Прошлую зиму я был в каком-то восторженном состоянии. Знакомство с Шидловским подарило меня столькими часами лучшей жизни; но не то было тогда причиною этого. Ты, может быть, упрекал и упрекнешь меня, почему я не писал к тебе. Глупые ротные обстоятельства тому причиною. Но сказать ли тебе, милый; я никогда не был равнодушен к тебе; я любил тебя за стихотворенья твои, за поэзию твоей жизни, за твои несчастья — и не более; братской любви, дружеской любви не было… Я имел у себя товарища, одно созданье, которое так любил я!{61} Ты писал ко мне, брат, что я не читал Шиллера. Ошибаешься, брат! Я вызубрил Шиллера, говорил им, бредил им; и я думаю, что ничего более кстати не сделала судьба в моей жизни, как дала мне узнать великого поэта в такую эпоху моей жизни; никогда бы я не мог узнать его так, как тогда. Читая с ним Шиллера, я поверял над ним и благородного, пламенного Дон Карлоса, и маркиза Позу, и Мортимера{62}. Эта дружба так много принесла мне и горя и наслажденья! Теперь я вечно буду молчать об этом; имя же Шиллера стало мне родным, каким-то волшебным звуком, вызывающим столько мечтаний; они горьки, брат; вот почему я ничего не говорил с тобою о Шиллере, о впечатленьях, им произведенных: мне больно, когда услышу хоть имя Шиллера{63}.
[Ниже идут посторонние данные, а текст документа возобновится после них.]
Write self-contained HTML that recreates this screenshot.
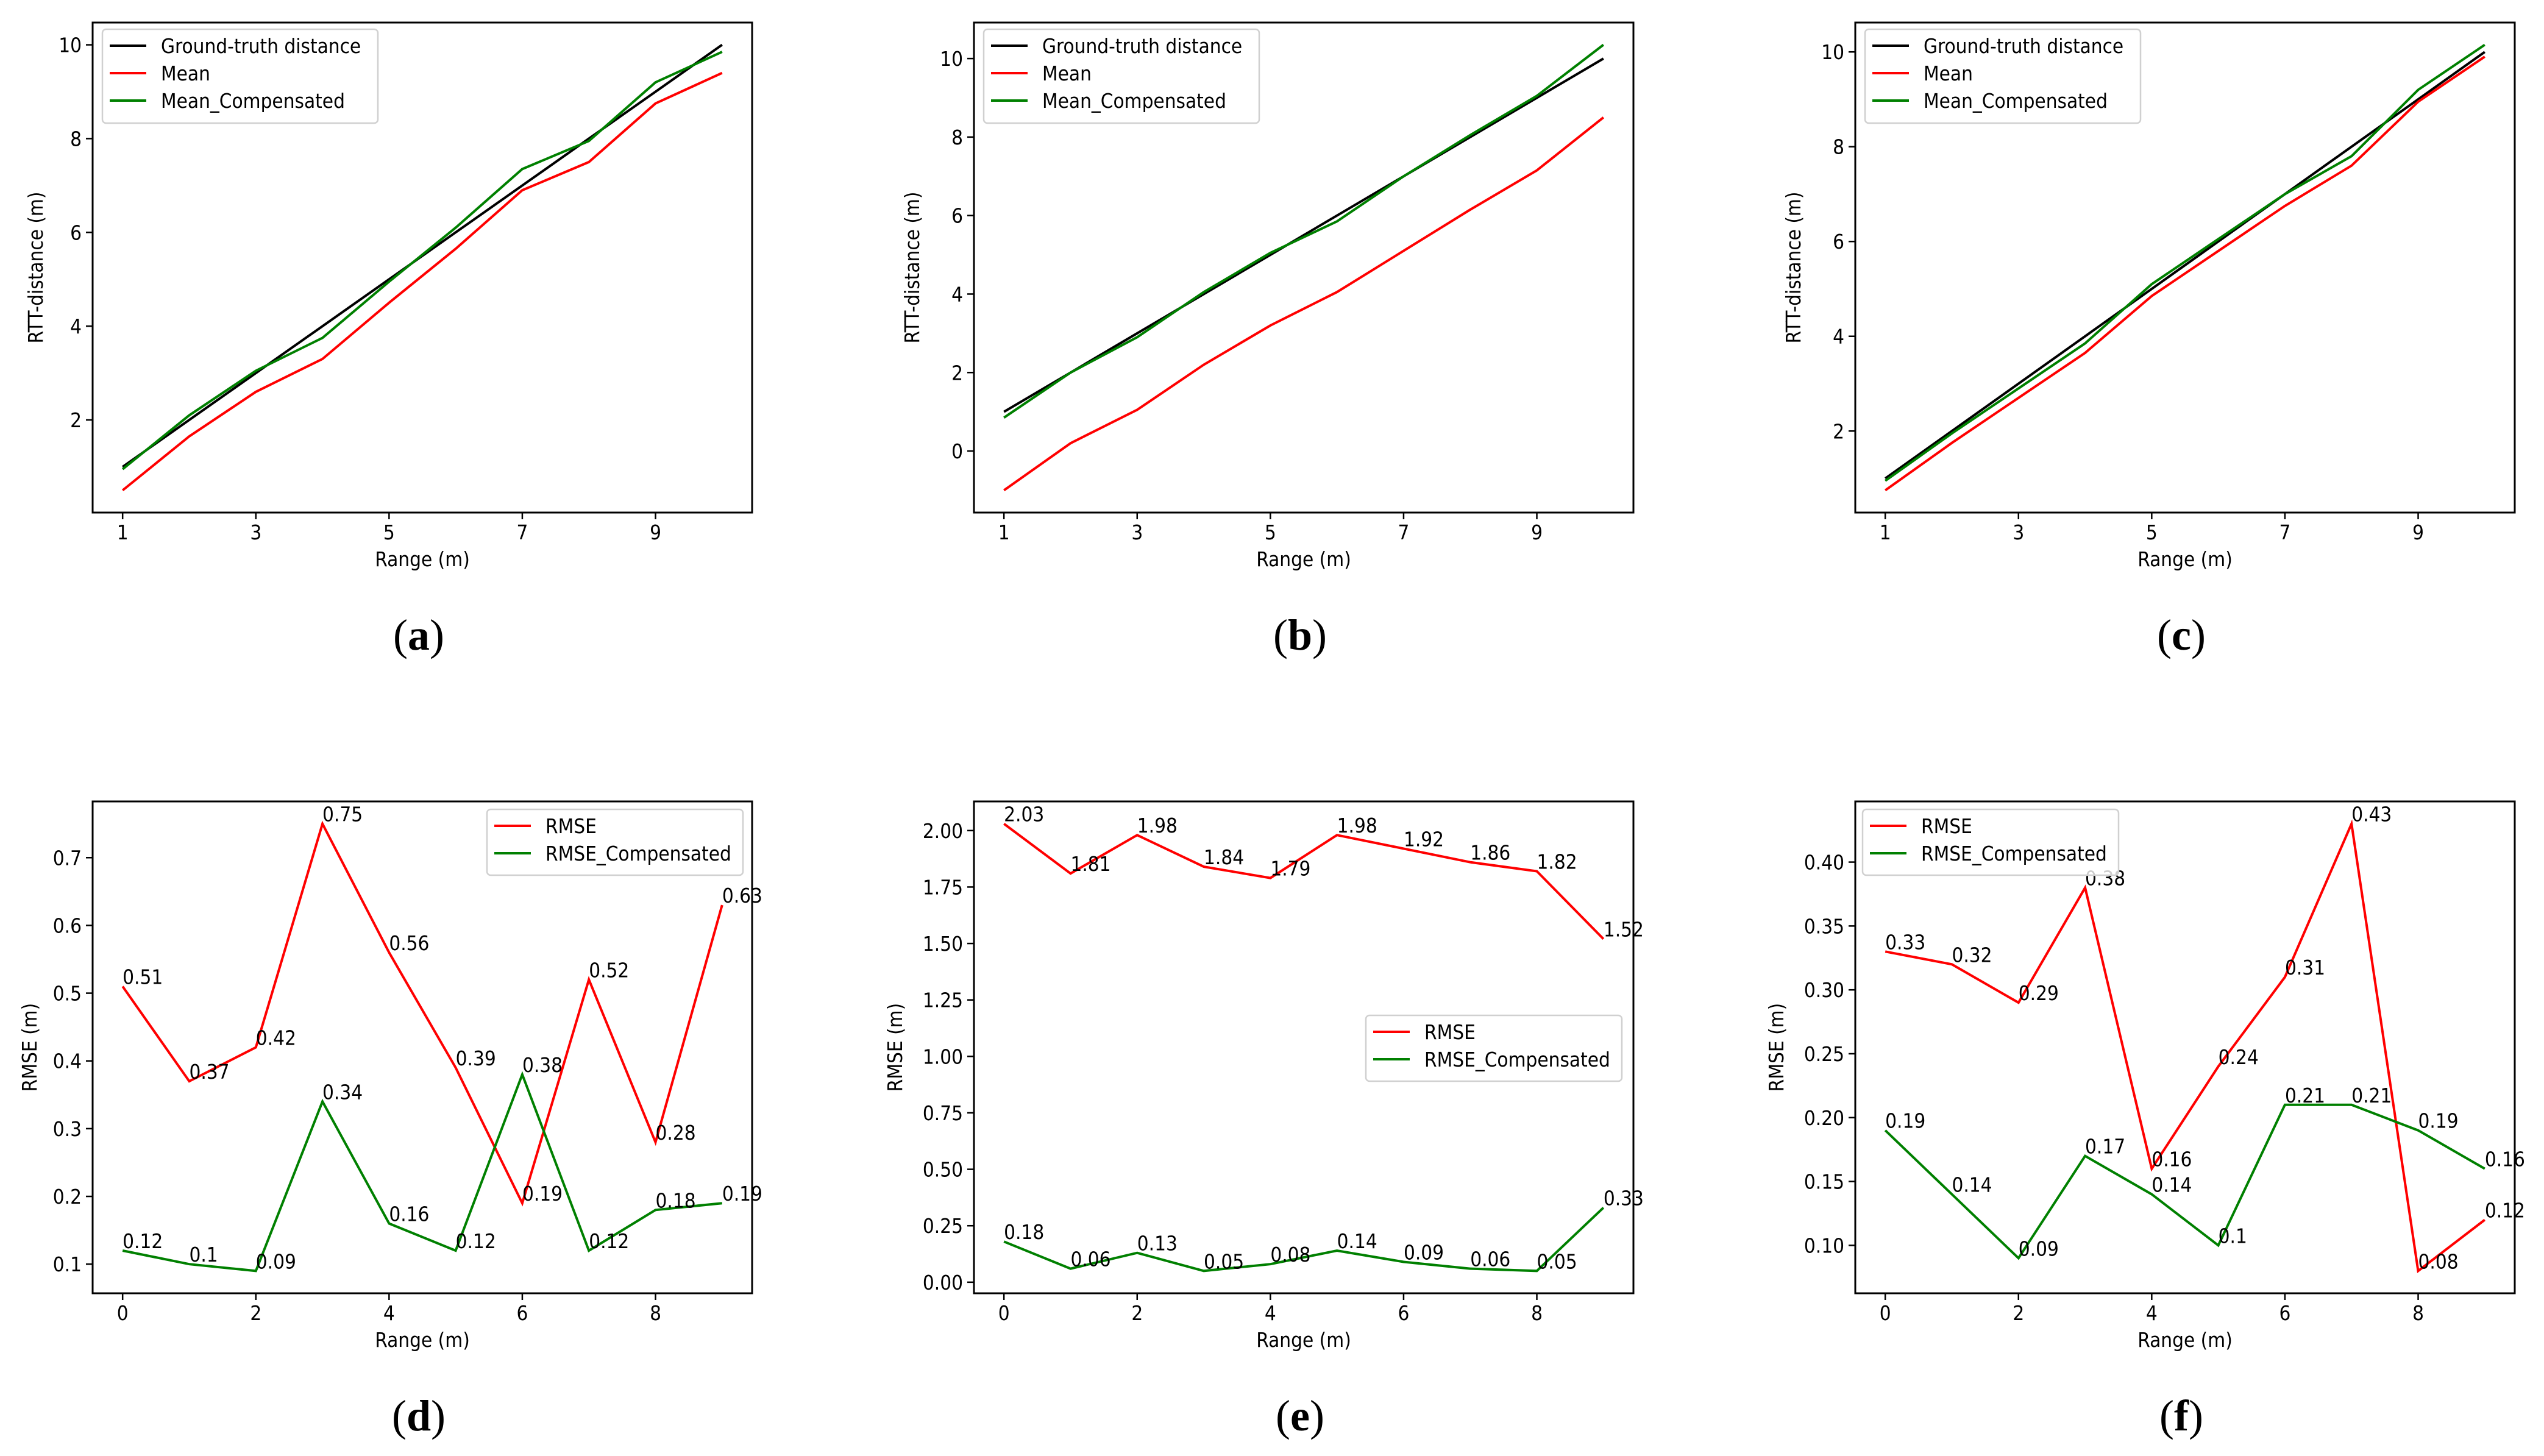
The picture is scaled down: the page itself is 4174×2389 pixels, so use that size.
<!DOCTYPE html>
<html><head><meta charset="utf-8"><style>
html,body{margin:0;padding:0;background:#fff;}
svg{display:block;}
text{font-family:"DejaVu Sans Condensed","DejaVu Sans","Liberation Sans",sans-serif;}
.cap{font-family:"Liberation Serif","DejaVu Serif",serif;}
</style></head><body>
<svg id="fig" width="4174" height="2389" viewBox="0 0 4174 2389" xmlns="http://www.w3.org/2000/svg"></svg>
<script>
// ---- data ----
const rangeTop = [1,2,3,4,5,6,7,8,9,10];
const rangeBottom = [0,1,2,3,4,5,6,7,8,9];
const gtA = [1,2,3,4,5,6,7,8,9,10];
const meanA = [0.5,1.65,2.6,3.3,4.5,5.65,6.9,7.5,8.75,9.4];
const compA = [0.95,2.1,3.05,3.75,4.95,6.1,7.35,7.95,9.2,9.85];
const gtB = [1,2,3,4,5,6,7,8,9,10];
const meanB = [-1.0,0.2,1.05,2.2,3.2,4.05,5.1,6.15,7.15,8.5];
const compB = [0.85,2.0,2.9,4.05,5.05,5.85,7.0,8.05,9.05,10.35];
const gtC = [1,2,3,4,5,6,7,8,9,10];
const meanC = [0.75,1.75,2.7,3.65,4.85,5.8,6.75,7.6,8.95,9.9];
const compC = [0.95,1.95,2.9,3.85,5.1,6.05,7.0,7.8,9.2,10.15];
const rmseD = [0.51,0.37,0.42,0.75,0.56,0.39,0.19,0.52,0.28,0.63];
const rcompD = [0.12,0.1,0.09,0.34,0.16,0.12,0.38,0.12,0.18,0.19];
const rmseE = [2.03,1.81,1.98,1.84,1.79,1.98,1.92,1.86,1.82,1.52];
const rcompE = [0.18,0.06,0.13,0.05,0.08,0.14,0.09,0.06,0.05,0.33];
const rmseF = [0.33,0.32,0.29,0.38,0.16,0.24,0.31,0.43,0.08,0.12];
const rcompF = [0.19,0.14,0.09,0.17,0.14,0.1,0.21,0.21,0.19,0.16];
const xTicksTop = [1,3,5,7,9];
const xTicksBottom = [0,2,4,6,8];
const yTicksA = ["2","4","6","8","10"];
const yTicksB = ["0","2","4","6","8","10"];
const yTicksC = ["2","4","6","8","10"];
const yTicksD = ["0.1","0.2","0.3","0.4","0.5","0.6","0.7"];
const yTicksE = ["0.00","0.25","0.50","0.75","1.00","1.25","1.50","1.75","2.00"];
const yTicksF = ["0.10","0.15","0.20","0.25","0.30","0.35","0.40"];

const NS = "http://www.w3.org/2000/svg";
const svg = document.getElementById('fig');
function mk(tag, attrs, parent){
  const e = document.createElementNS(NS, tag);
  for (const k in attrs) e.setAttribute(k, attrs[k]);
  (parent||svg).appendChild(e);
  return e;
}
function fmt(v){ return String(Math.round(v*100)/100); }

const lefts = [152, 1598, 3044];
const W = 1082;
const rows = [{top:37,bottom:841},{top:1315,bottom:2122}];

function panel(o){
  const g = mk('g', {});
  
  
  const L = o.left, R = o.left + W, T = o.top, B = o.bottom;
  const xs = o.x;
  let xmin = Math.min(...xs), xmax = Math.max(...xs);
  let all = []; o.series.forEach(s => all = all.concat(s.vals));
  let ymin = Math.min(...all), ymax = Math.max(...all);
  const mx = (xmax-xmin)*0.05, my = (ymax-ymin)*0.05;
  xmin -= mx; xmax += mx; ymin -= my; ymax += my;
  const X = v => L + (v - xmin)/(xmax - xmin)*(R - L);
  const Y = v => B - (v - ymin)/(ymax - ymin)*(B - T);
  // series
  o.series.forEach(s => {
    const pts = xs.map((x,i) => X(x).toFixed(1)+','+Y(s.vals[i]).toFixed(1)).join(' ');
    const pl = mk('polyline', {points:pts, fill:'none', stroke:s.color, 'stroke-width':4, 'stroke-linejoin':'miter'}, g);
    
    
    if (o.labels) {
      xs.forEach((x,i) => {
        const t = mk('text', {x:X(x), y:Y(s.vals[i]) - 4, 'font-size':33, fill:'#000'}, g);
        t.textContent = fmt(s.vals[i]);
        
        
      });
    }
  });
  // frame
  const fr = mk('rect', {x:L, y:T, width:W, height:B-T, fill:'none', stroke:'#000', 'stroke-width':3}, g);
  
  
  // x ticks
  o.xt.forEach(v => {
    mk('line', {x1:X(v), x2:X(v), y1:B, y2:B+11, stroke:'#000', 'stroke-width':2.5}, g);
    const t = mk('text', {x:X(v), y:B+44, 'font-size':33, 'text-anchor':'middle'}, g);
    t.textContent = String(v);
    
    
  });
  o.yt.forEach(s => {
    const v = parseFloat(s);
    mk('line', {x1:L-11, x2:L, y1:Y(v), y2:Y(v), stroke:'#000', 'stroke-width':2.5}, g);
    const t = mk('text', {x:L-18, y:Y(v)+12, 'font-size':33, 'text-anchor':'end'}, g);
    t.textContent = s;
    
    
  });
  const xl = mk('text', {x:(L+R)/2, y:B+88, 'font-size':33, 'text-anchor':'middle'}, g);
  xl.textContent = 'Range (m)';
  
  
  const ylx = o.ylx, yly = (T+B)/2;
  const yl = mk('text', {x:ylx, y:yly, 'font-size':33, 'text-anchor':'middle', transform:'rotate(-90 '+ylx+' '+yly+')'}, g);
  yl.textContent = o.ylabel;
  
  
  // legend
  const lg = mk('g', {}, g);
  
  
  const lx = L + o.leg.dx, ly = T + o.leg.dy, lw = o.leg.w, n = o.series.length;
  const lh = n*46 + 16;
  mk('rect', {x:lx, y:ly, width:lw, height:lh, rx:6, fill:'#fff', 'fill-opacity':0.8, stroke:'#d0d0d0', 'stroke-width':2.5}, lg);
  o.series.forEach((s,i) => {
    const cy = ly + 27 + i*45;
    mk('line', {x1:lx+12, x2:lx+72, y1:cy, y2:cy, stroke:s.color, 'stroke-width':4}, lg);
    const t = mk('text', {x:lx+96, y:cy+12, 'font-size':33}, lg);
    t.textContent = s.name;
    
    
  });
  // caption
  const cx = (L+R)/2 - 6, cyy = o.capY;
  const c = mk('text', {x:cx, y:cyy, 'font-size':72, 'text-anchor':'middle', class:'cap'}, g);
  
  
  const t1 = mk('tspan', {}, c); t1.textContent = '(';
  const t2 = mk('tspan', {'font-weight':'bold'}, c); t2.textContent = o.id;
  const t3 = mk('tspan', {}, c); t3.textContent = ')';
}

const topSeries = (gt, mean, comp) => [
  {name:'Ground-truth distance', color:'#000000', vals:gt},
  {name:'Mean', color:'#ff0000', vals:mean},
  {name:'Mean_Compensated', color:'#008000', vals:comp}];
const botSeries = (r, c) => [
  {name:'RMSE', color:'#ff0000', vals:r},
  {name:'RMSE_Compensated', color:'#008000', vals:c}];

const legTop = {dx:16, dy:11, w:452};
panel({id:'a', left:lefts[0], top:rows[0].top, bottom:rows[0].bottom, x:rangeTop, series:topSeries(gtA,meanA,compA), xt:xTicksTop, yt:yTicksA, ylabel:'RTT-distance (m)', ylx:70, leg:legTop, capY:1066});
panel({id:'b', left:lefts[1], top:rows[0].top, bottom:rows[0].bottom, x:rangeTop, series:topSeries(gtB,meanB,compB), xt:xTicksTop, yt:yTicksB, ylabel:'RTT-distance (m)', ylx:lefts[1]-90, leg:legTop, capY:1066});
panel({id:'c', left:lefts[2], top:rows[0].top, bottom:rows[0].bottom, x:rangeTop, series:topSeries(gtC,meanC,compC), xt:xTicksTop, yt:yTicksC, ylabel:'RTT-distance (m)', ylx:lefts[2]-90, leg:legTop, capY:1066});
panel({id:'d', left:lefts[0], top:rows[1].top, bottom:rows[1].bottom, x:rangeBottom, series:botSeries(rmseD,rcompD), xt:xTicksBottom, yt:yTicksD, ylabel:'RMSE (m)', ylx:60, leg:{dx:647, dy:13, w:420}, labels:true, capY:2347});
panel({id:'e', left:lefts[1], top:rows[1].top, bottom:rows[1].bottom, x:rangeBottom, series:botSeries(rmseE,rcompE), xt:xTicksBottom, yt:yTicksE, ylabel:'RMSE (m)', ylx:lefts[1]-118, leg:{dx:643, dy:351, w:420}, labels:true, capY:2347});
panel({id:'f', left:lefts[2], top:rows[1].top, bottom:rows[1].bottom, x:rangeBottom, series:botSeries(rmseF,rcompF), xt:xTicksBottom, yt:yTicksF, ylabel:'RMSE (m)', ylx:lefts[2]-118, leg:{dx:12, dy:13, w:420}, labels:true, capY:2347});
</script>
</body></html>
Хотел было много написать тебе в ответ на твои нападки на меня, на то, что ты не понял слов моих. Также и потолковать кой о чем; но нынешнее письмо к тебе доставило мне столько сладких минут, мечтаний, воспоминаний, что я решительно не способен говорить о другом. Оправдаюсь только в одном: я не сортировал великих поэтов, и тем более не зная их. Я никогда не делал подобных параллелей, как, н<апример>, Пушкин и Шиллер. Не знаю, с чего ты взял это; выпиши мне, пожалуйста, слова мои; а я отрекаюсь от подобной сортировки; может быть, говоря о чем-нибудь, я поставил рядом Пушкина и Шиллера, но я думаю, что между этими 2-мя словами есть запятая. Они нимало не похожи друг на друга. Пушкин и Байрон так{64}. Что же касается до Гомера и Victor’a Hugo, то ты, кажется, нарочно не хотел понять меня. Вот как я говорю: Гомер (баснословный человек, может быть как Христос, воплощенный Богом и к нам посланный) может быть параллелью только Христу, а не Гете. Вникни в него брат, пойми «Илиаду», прочти ее хорошенько (ты ведь не читал ее? признайся). Ведь в «Илиаде» Гомер дал всему древнему миру организацию и духовной и земной жизни, совершенно в такой же силе, как Христос новому{65}. Теперь поймешь ли меня? Victor Hugo как лирик чисто с ангельским характером, с христианским младенческим направленьем поэзии, и никто не сравнится с ним в этом, ни Шиллер (сколько ни христианск<ий> поэт Шиллер), ни лирик Шекспир, я читал его сонеты на французском{66}, ни Байрон, ни Пушкин. Только Гомер с такою же неколебимою уверенностию в призванье, с младенческим верованием в бога поэзии, которому служит он, похож в направленье источника поэзии на Victor’a Hugo, но только в направленье, а не в мысли, которая дана ему природою и которую он выражал{67}, я и не говорю про это. Державин, кажется, может стоять выше их обоих в лирике{68}. Прощай, милый!